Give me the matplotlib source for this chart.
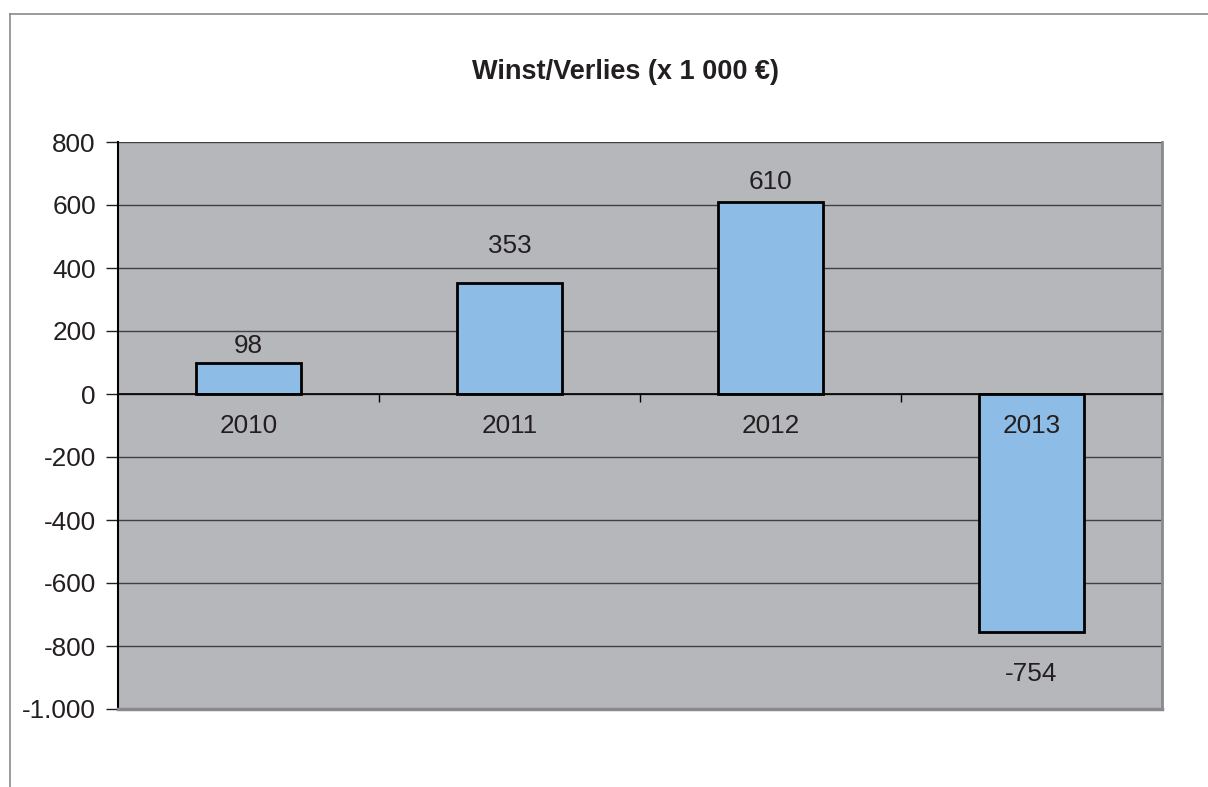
import matplotlib.pyplot as plt
from matplotlib.lines import Line2D
from matplotlib.ticker import FuncFormatter

# Data
years = ["2010", "2011", "2012", "2013"]
result = [98, 353, 610, -754]

# label offsets (pixels from bar end), as placed in the original
label_offsets = [17, 37, 20, -42]

plt.rcParams['font.family'] = ['Liberation Sans', 'DejaVu Sans']
text_color = '#231F20'

fig = plt.figure(figsize=(12.08, 7.87), dpi=100)
ax = fig.add_axes([118 / 1208, 1 - 709 / 787, (1162 - 118) / 1208, (709 - 142) / 787])

x = list(range(len(years)))
ax.bar(x, result, width=0.4, color='#8DBDE6', edgecolor='black', linewidth=2, zorder=3)

ax.set_xlim(-0.5, len(years) - 0.5)
ax.set_ylim(-1000, 800)
ax.set_facecolor('#B6B7BB')

# grid lines
ax.set_yticks(range(-1000, 801, 200))
ax.yaxis.grid(True, color='#3F3F44', linewidth=1)
ax.set_axisbelow(True)

def thousands(v, pos):
    return f"{int(v):,}".replace(",", ".")

ax.yaxis.set_major_formatter(FuncFormatter(thousands))
ax.tick_params(axis='y', labelsize=18.8, labelcolor=text_color, length=9, width=1,
               color='#231F20', pad=7)

# x axis sits on the zero line
ax.spines['bottom'].set_position(('data', 0))
ax.spines['bottom'].set_color('black')
ax.spines['bottom'].set_linewidth(1.2)
ax.spines['bottom'].set_zorder(4)
ax.spines['left'].set_color('black')
ax.spines['left'].set_linewidth(1.5)
ax.spines['right'].set_color('#8A8A8E')
ax.spines['right'].set_linewidth(2)
ax.spines['top'].set_visible(False)
ax.axhline(-1000, color='#8A8A8E', linewidth=2.5, zorder=5, clip_on=False)

ax.set_xticks(x)
ax.set_xticklabels([])
ax.set_xticks([i + 0.5 for i in x], minor=True)
ax.tick_params(axis='x', which='major', length=0)
ax.tick_params(axis='x', which='minor', length=6, width=1, color='black', direction='out')

# category labels just below the zero line, drawn over the bars
for xi, yr in zip(x, years):
    ax.annotate(yr, (xi, 0), xytext=(0, -32), textcoords='offset pixels',
                ha='center', va='center', fontsize=18.8, color=text_color, zorder=6)

# value labels
for xi, val, off in zip(x, result, label_offsets):
    ax.annotate(str(val), (xi, val), xytext=(0, off), textcoords='offset pixels',
                ha='center', va='center', fontsize=18.8, color=text_color, zorder=6)

fig.suptitle("Winst/Verlies (x 1 000 €)", x=626 / 1208, y=1 - 72 / 787, va='center',
             fontsize=19.5, fontweight='bold', color=text_color)

# outer chart border (top and left edge visible)
fig.add_artist(Line2D([10 / 1208, 10 / 1208], [0, 1 - 14 / 787], transform=fig.transFigure,
                      color='#8A8A8A', linewidth=1.2))
fig.add_artist(Line2D([10 / 1208, 1], [1 - 14 / 787, 1 - 14 / 787], transform=fig.transFigure,
                      color='#8A8A8A', linewidth=1.2))

fig.savefig('out.png', dpi=100)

## SHORT TASK:
Pictures are excluded; copy all other data exactly as shown.

## WRITTEN SOLUTION:
Give me the matplotlib source for this chart.
import matplotlib.pyplot as plt
from matplotlib.lines import Line2D
from matplotlib.ticker import FuncFormatter

# Data
years = ["2010", "2011", "2012", "2013"]
result = [98, 353, 610, -754]

# label offsets (pixels from bar end), as placed in the original
label_offsets = [17, 37, 20, -42]

plt.rcParams['font.family'] = ['Liberation Sans', 'DejaVu Sans']
text_color = '#231F20'

fig = plt.figure(figsize=(12.08, 7.87), dpi=100)
ax = fig.add_axes([118 / 1208, 1 - 709 / 787, (1162 - 118) / 1208, (709 - 142) / 787])

x = list(range(len(years)))
ax.bar(x, result, width=0.4, color='#8DBDE6', edgecolor='black', linewidth=2, zorder=3)

ax.set_xlim(-0.5, len(years) - 0.5)
ax.set_ylim(-1000, 800)
ax.set_facecolor('#B6B7BB')

# grid lines
ax.set_yticks(range(-1000, 801, 200))
ax.yaxis.grid(True, color='#3F3F44', linewidth=1)
ax.set_axisbelow(True)

def thousands(v, pos):
    return f"{int(v):,}".replace(",", ".")

ax.yaxis.set_major_formatter(FuncFormatter(thousands))
ax.tick_params(axis='y', labelsize=18.8, labelcolor=text_color, length=9, width=1,
               color='#231F20', pad=7)

# x axis sits on the zero line
ax.spines['bottom'].set_position(('data', 0))
ax.spines['bottom'].set_color('black')
ax.spines['bottom'].set_linewidth(1.2)
ax.spines['bottom'].set_zorder(4)
ax.spines['left'].set_color('black')
ax.spines['left'].set_linewidth(1.5)
ax.spines['right'].set_color('#8A8A8E')
ax.spines['right'].set_linewidth(2)
ax.spines['top'].set_visible(False)
ax.axhline(-1000, color='#8A8A8E', linewidth=2.5, zorder=5, clip_on=False)

ax.set_xticks(x)
ax.set_xticklabels([])
ax.set_xticks([i + 0.5 for i in x], minor=True)
ax.tick_params(axis='x', which='major', length=0)
ax.tick_params(axis='x', which='minor', length=6, width=1, color='black', direction='out')

# category labels just below the zero line, drawn over the bars
for xi, yr in zip(x, years):
    ax.annotate(yr, (xi, 0), xytext=(0, -32), textcoords='offset pixels',
                ha='center', va='center', fontsize=18.8, color=text_color, zorder=6)

# value labels
for xi, val, off in zip(x, result, label_offsets):
    ax.annotate(str(val), (xi, val), xytext=(0, off), textcoords='offset pixels',
                ha='center', va='center', fontsize=18.8, color=text_color, zorder=6)

fig.suptitle("Winst/Verlies (x 1 000 €)", x=626 / 1208, y=1 - 72 / 787, va='center',
             fontsize=19.5, fontweight='bold', color=text_color)

# outer chart border (top and left edge visible)
fig.add_artist(Line2D([10 / 1208, 10 / 1208], [0, 1 - 14 / 787], transform=fig.transFigure,
                      color='#8A8A8A', linewidth=1.2))
fig.add_artist(Line2D([10 / 1208, 1], [1 - 14 / 787, 1 - 14 / 787], transform=fig.transFigure,
                      color='#8A8A8A', linewidth=1.2))

fig.savefig('out.png', dpi=100)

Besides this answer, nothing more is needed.